Using machine learning to identify important predictors of COVID-19 infection prevention behaviors during the early phase of the pandemic

Patterns (N Y). 2022 Apr 8;3(4):100482. doi: 10.1016/j.patter.2022.100482. Epub 2022 Mar 9.

Abstract

Before vaccines for coronavirus disease 2019 (COVID-19) became available, a set of infection-prevention behaviors constituted the primary means to mitigate the virus spread. Our study aimed to identify important predictors of this set of behaviors. Whereas social and health psychological theories suggest a limited set of predictors, machine-learning analyses can identify correlates from a larger pool of candidate predictors.

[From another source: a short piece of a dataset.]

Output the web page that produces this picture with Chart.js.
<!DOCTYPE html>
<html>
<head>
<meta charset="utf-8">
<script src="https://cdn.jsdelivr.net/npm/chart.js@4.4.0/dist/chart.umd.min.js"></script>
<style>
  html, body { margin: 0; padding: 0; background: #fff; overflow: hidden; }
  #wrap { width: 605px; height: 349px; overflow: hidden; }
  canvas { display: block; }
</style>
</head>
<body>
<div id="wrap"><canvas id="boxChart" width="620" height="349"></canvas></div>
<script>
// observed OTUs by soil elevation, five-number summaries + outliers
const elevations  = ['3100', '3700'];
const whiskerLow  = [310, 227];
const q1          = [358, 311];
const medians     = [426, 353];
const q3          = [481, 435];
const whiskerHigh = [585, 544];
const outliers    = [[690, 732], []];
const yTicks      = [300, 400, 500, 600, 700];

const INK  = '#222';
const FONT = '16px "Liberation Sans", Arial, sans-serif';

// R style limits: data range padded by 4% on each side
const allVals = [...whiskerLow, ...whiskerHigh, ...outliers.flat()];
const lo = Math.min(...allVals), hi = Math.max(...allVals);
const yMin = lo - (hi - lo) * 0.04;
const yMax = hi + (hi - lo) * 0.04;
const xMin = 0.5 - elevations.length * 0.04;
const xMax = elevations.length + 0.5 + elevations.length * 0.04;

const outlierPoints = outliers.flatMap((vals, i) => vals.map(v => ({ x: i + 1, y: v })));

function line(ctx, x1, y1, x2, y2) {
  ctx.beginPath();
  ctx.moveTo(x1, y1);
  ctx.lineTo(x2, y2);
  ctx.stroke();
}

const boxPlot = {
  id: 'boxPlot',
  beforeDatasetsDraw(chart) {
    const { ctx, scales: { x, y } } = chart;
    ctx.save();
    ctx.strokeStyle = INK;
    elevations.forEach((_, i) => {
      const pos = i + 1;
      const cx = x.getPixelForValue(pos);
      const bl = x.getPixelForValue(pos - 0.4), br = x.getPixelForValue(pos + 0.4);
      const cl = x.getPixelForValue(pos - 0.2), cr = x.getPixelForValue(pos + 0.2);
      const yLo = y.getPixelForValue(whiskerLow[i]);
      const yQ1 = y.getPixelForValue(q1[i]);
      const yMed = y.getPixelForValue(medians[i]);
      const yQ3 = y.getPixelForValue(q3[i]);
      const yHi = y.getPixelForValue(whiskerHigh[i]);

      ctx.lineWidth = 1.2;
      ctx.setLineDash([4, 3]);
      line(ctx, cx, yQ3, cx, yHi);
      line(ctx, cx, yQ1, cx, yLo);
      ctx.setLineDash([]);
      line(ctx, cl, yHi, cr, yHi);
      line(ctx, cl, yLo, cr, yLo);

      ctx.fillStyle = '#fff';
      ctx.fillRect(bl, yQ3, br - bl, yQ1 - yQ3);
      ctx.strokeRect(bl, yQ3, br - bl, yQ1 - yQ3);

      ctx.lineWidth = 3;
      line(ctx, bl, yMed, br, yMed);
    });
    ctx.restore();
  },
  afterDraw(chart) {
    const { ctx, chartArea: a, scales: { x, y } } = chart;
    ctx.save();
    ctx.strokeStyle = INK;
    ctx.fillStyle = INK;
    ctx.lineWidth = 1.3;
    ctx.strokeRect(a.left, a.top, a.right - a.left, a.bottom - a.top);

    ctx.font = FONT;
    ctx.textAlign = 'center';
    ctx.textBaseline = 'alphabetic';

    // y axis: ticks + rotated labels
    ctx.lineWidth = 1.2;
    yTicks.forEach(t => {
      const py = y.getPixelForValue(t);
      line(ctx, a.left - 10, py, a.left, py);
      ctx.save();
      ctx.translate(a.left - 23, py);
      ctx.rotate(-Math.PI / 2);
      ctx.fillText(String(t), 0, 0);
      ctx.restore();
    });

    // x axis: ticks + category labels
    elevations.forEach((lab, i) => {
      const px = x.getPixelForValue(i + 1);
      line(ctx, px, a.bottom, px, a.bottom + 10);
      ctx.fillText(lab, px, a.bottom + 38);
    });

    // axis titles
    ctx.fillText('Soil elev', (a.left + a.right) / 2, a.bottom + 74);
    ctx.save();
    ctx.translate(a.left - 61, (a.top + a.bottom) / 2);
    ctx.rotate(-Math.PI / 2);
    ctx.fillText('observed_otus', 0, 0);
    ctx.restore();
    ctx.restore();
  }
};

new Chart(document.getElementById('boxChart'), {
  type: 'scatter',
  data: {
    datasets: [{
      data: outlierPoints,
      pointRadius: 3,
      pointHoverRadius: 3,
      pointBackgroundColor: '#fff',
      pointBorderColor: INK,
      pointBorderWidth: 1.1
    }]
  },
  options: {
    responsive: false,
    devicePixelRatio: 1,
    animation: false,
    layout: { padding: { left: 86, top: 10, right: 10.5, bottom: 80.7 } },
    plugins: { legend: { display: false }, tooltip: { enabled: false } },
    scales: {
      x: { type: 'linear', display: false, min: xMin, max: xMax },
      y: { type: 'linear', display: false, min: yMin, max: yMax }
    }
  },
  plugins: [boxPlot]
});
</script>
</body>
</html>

We used random forests to rank 115 candidate correlates of infection-prevention behavior in 56,072 participants across 28 countries, administered in March to May 2020. The machine-learning model predicted 52% of the variance in infection-prevention behavior in a separate test sample-exceeding the performance of psychological models of health behavior. Results indicated the two most important predictors related to individual-level injunctive norms. Illustrating how data-driven methods can complement theory, some of the most important predictors were not derived from theories of health behavior-and some theoretically derived predictors were relatively unimportant.

Keywords: COVID-19; health behaviors; machine learning; public goods dilemma; random forest; social norms.